[Code that draws figures]
--- Begin ---
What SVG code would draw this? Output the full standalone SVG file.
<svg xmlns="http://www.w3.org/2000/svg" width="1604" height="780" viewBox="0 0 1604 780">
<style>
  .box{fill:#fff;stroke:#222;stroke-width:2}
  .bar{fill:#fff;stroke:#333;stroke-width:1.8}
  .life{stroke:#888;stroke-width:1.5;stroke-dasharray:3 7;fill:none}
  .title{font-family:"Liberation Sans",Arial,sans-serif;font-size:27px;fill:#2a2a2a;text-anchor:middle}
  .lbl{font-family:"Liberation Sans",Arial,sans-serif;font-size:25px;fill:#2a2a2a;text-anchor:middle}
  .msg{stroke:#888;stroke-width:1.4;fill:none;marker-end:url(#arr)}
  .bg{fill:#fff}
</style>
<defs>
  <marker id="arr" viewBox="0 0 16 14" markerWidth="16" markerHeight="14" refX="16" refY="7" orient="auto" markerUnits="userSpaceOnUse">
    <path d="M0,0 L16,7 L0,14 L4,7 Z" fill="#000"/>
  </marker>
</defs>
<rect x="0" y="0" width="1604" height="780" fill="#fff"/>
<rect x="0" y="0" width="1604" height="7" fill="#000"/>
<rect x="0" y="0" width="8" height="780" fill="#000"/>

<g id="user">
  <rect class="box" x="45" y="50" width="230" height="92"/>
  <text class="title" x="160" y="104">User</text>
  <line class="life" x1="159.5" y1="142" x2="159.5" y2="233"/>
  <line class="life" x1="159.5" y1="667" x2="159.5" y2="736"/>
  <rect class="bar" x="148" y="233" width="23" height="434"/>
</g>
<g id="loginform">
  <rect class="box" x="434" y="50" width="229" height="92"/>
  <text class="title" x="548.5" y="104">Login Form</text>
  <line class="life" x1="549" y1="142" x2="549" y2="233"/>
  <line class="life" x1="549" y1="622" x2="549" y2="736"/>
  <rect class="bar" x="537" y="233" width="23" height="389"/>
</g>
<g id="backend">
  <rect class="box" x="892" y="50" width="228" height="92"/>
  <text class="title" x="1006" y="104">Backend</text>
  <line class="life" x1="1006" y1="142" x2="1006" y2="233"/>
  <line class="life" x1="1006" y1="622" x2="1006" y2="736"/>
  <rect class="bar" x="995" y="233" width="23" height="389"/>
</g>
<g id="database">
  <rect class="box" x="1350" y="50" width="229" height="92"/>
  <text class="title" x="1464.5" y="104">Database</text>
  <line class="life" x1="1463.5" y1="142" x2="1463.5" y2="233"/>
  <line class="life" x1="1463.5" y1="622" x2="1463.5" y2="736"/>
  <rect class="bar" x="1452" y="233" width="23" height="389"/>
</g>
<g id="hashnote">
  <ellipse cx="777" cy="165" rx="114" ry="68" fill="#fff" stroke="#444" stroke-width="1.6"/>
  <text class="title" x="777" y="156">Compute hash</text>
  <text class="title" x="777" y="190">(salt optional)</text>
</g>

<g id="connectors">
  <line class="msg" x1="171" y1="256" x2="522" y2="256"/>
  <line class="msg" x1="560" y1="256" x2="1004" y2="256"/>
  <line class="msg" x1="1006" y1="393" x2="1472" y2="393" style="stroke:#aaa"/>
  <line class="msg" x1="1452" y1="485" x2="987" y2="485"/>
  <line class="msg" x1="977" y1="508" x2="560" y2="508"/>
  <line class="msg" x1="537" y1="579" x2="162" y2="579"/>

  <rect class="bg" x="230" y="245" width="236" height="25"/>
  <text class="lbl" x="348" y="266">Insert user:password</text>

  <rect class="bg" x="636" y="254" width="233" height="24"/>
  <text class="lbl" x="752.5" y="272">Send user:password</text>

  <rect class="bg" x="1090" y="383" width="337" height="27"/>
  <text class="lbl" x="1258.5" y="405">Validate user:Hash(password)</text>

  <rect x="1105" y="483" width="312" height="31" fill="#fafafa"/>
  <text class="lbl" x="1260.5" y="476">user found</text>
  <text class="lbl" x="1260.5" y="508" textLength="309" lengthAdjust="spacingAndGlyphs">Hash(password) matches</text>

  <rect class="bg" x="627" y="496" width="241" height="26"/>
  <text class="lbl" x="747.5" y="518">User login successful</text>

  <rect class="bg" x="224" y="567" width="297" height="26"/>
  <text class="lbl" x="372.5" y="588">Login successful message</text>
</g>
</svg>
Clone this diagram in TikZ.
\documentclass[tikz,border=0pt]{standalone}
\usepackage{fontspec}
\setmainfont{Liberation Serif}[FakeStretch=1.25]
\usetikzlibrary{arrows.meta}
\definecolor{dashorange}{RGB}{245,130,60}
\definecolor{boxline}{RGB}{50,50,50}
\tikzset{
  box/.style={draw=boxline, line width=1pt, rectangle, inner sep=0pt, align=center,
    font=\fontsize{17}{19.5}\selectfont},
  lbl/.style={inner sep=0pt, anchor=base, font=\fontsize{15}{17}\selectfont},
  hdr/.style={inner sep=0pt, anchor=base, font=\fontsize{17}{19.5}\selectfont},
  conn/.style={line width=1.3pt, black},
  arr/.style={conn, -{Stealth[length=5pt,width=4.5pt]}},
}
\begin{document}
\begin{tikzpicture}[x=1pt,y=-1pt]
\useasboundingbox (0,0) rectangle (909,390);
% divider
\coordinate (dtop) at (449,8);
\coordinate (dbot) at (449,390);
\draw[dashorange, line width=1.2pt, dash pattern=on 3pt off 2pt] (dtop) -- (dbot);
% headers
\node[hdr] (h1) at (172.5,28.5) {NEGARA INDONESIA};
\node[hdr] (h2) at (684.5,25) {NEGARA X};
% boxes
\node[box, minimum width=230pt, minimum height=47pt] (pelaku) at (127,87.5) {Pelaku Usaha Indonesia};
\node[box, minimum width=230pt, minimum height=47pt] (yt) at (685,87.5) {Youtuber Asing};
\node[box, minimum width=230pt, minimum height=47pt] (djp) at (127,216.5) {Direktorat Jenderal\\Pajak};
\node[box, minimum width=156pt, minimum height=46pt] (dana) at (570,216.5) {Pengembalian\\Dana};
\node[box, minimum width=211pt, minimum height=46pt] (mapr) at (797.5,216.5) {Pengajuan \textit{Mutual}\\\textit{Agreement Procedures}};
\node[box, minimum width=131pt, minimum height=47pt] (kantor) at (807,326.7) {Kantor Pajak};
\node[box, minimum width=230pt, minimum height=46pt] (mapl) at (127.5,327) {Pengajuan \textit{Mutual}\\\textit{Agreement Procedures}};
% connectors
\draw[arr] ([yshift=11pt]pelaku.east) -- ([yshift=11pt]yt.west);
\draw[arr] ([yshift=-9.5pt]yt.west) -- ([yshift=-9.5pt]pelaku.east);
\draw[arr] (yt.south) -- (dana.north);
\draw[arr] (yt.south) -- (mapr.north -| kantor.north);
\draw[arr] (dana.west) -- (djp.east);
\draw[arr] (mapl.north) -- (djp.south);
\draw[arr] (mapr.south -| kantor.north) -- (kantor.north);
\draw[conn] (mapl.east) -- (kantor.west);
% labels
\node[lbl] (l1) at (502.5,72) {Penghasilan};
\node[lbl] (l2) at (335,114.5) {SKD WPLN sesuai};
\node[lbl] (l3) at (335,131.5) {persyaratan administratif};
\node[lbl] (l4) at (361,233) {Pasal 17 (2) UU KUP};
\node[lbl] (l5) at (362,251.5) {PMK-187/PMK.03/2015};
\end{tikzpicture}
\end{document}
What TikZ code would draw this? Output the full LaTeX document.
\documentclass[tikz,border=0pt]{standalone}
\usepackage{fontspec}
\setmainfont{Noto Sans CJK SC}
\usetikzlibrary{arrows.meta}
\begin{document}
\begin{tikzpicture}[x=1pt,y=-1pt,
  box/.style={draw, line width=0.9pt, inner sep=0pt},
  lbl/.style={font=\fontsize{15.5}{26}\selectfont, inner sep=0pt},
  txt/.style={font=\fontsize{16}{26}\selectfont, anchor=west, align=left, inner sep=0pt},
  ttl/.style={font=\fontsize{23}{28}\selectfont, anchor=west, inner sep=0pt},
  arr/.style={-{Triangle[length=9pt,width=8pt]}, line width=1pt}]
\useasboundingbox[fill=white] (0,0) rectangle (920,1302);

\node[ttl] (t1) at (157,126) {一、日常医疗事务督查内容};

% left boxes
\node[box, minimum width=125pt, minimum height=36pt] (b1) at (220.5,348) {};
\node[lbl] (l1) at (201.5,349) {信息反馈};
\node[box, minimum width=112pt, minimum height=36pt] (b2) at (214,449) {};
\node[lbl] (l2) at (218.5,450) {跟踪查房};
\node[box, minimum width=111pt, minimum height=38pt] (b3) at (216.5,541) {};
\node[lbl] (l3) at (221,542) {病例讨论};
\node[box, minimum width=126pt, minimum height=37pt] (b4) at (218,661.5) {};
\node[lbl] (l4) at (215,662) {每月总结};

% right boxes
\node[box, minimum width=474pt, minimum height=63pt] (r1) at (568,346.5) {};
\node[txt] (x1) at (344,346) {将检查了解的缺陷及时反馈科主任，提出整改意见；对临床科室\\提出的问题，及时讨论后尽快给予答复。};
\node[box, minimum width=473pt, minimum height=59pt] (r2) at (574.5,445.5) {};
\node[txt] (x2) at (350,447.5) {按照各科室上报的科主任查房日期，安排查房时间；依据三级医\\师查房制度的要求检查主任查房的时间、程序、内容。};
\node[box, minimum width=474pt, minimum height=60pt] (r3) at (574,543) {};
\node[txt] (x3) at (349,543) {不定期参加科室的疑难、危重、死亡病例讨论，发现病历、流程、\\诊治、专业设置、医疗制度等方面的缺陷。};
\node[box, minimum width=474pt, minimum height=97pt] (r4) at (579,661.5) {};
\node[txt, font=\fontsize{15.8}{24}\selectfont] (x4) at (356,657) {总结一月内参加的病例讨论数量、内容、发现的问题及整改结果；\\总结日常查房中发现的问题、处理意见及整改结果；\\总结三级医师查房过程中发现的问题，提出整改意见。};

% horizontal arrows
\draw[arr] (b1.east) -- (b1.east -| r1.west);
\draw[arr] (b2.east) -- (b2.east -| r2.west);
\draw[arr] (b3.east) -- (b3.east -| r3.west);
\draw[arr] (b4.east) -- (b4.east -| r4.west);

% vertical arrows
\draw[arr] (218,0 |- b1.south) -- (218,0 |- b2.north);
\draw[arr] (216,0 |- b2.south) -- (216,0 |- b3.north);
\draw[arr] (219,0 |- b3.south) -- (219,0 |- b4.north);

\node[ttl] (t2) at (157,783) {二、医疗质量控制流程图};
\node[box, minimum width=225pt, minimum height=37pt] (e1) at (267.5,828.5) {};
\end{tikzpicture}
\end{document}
--- End ---
DIRECTIONS FOR THIS TASK:
Make an exact transcription of the lines from the line with "What TikZ code" through the line with "(219,0 |- b4.north);", inclusive, omitting all others.

COMPLETED EXERCISE:
What TikZ code would draw this? Output the full LaTeX document.
\documentclass[tikz,border=0pt]{standalone}
\usepackage{fontspec}
\setmainfont{Noto Sans CJK SC}
\usetikzlibrary{arrows.meta}
\begin{document}
\begin{tikzpicture}[x=1pt,y=-1pt,
  box/.style={draw, line width=0.9pt, inner sep=0pt},
  lbl/.style={font=\fontsize{15.5}{26}\selectfont, inner sep=0pt},
  txt/.style={font=\fontsize{16}{26}\selectfont, anchor=west, align=left, inner sep=0pt},
  ttl/.style={font=\fontsize{23}{28}\selectfont, anchor=west, inner sep=0pt},
  arr/.style={-{Triangle[length=9pt,width=8pt]}, line width=1pt}]
\useasboundingbox[fill=white] (0,0) rectangle (920,1302);

\node[ttl] (t1) at (157,126) {一、日常医疗事务督查内容};

% left boxes
\node[box, minimum width=125pt, minimum height=36pt] (b1) at (220.5,348) {};
\node[lbl] (l1) at (201.5,349) {信息反馈};
\node[box, minimum width=112pt, minimum height=36pt] (b2) at (214,449) {};
\node[lbl] (l2) at (218.5,450) {跟踪查房};
\node[box, minimum width=111pt, minimum height=38pt] (b3) at (216.5,541) {};
\node[lbl] (l3) at (221,542) {病例讨论};
\node[box, minimum width=126pt, minimum height=37pt] (b4) at (218,661.5) {};
\node[lbl] (l4) at (215,662) {每月总结};

% right boxes
\node[box, minimum width=474pt, minimum height=63pt] (r1) at (568,346.5) {};
\node[txt] (x1) at (344,346) {将检查了解的缺陷及时反馈科主任，提出整改意见；对临床科室\\提出的问题，及时讨论后尽快给予答复。};
\node[box, minimum width=473pt, minimum height=59pt] (r2) at (574.5,445.5) {};
\node[txt] (x2) at (350,447.5) {按照各科室上报的科主任查房日期，安排查房时间；依据三级医\\师查房制度的要求检查主任查房的时间、程序、内容。};
\node[box, minimum width=474pt, minimum height=60pt] (r3) at (574,543) {};
\node[txt] (x3) at (349,543) {不定期参加科室的疑难、危重、死亡病例讨论，发现病历、流程、\\诊治、专业设置、医疗制度等方面的缺陷。};
\node[box, minimum width=474pt, minimum height=97pt] (r4) at (579,661.5) {};
\node[txt, font=\fontsize{15.8}{24}\selectfont] (x4) at (356,657) {总结一月内参加的病例讨论数量、内容、发现的问题及整改结果；\\总结日常查房中发现的问题、处理意见及整改结果；\\总结三级医师查房过程中发现的问题，提出整改意见。};

% horizontal arrows
\draw[arr] (b1.east) -- (b1.east -| r1.west);
\draw[arr] (b2.east) -- (b2.east -| r2.west);
\draw[arr] (b3.east) -- (b3.east -| r3.west);
\draw[arr] (b4.east) -- (b4.east -| r4.west);

% vertical arrows
\draw[arr] (218,0 |- b1.south) -- (218,0 |- b2.north);
\draw[arr] (216,0 |- b2.south) -- (216,0 |- b3.north);
\draw[arr] (219,0 |- b3.south) -- (219,0 |- b4.north);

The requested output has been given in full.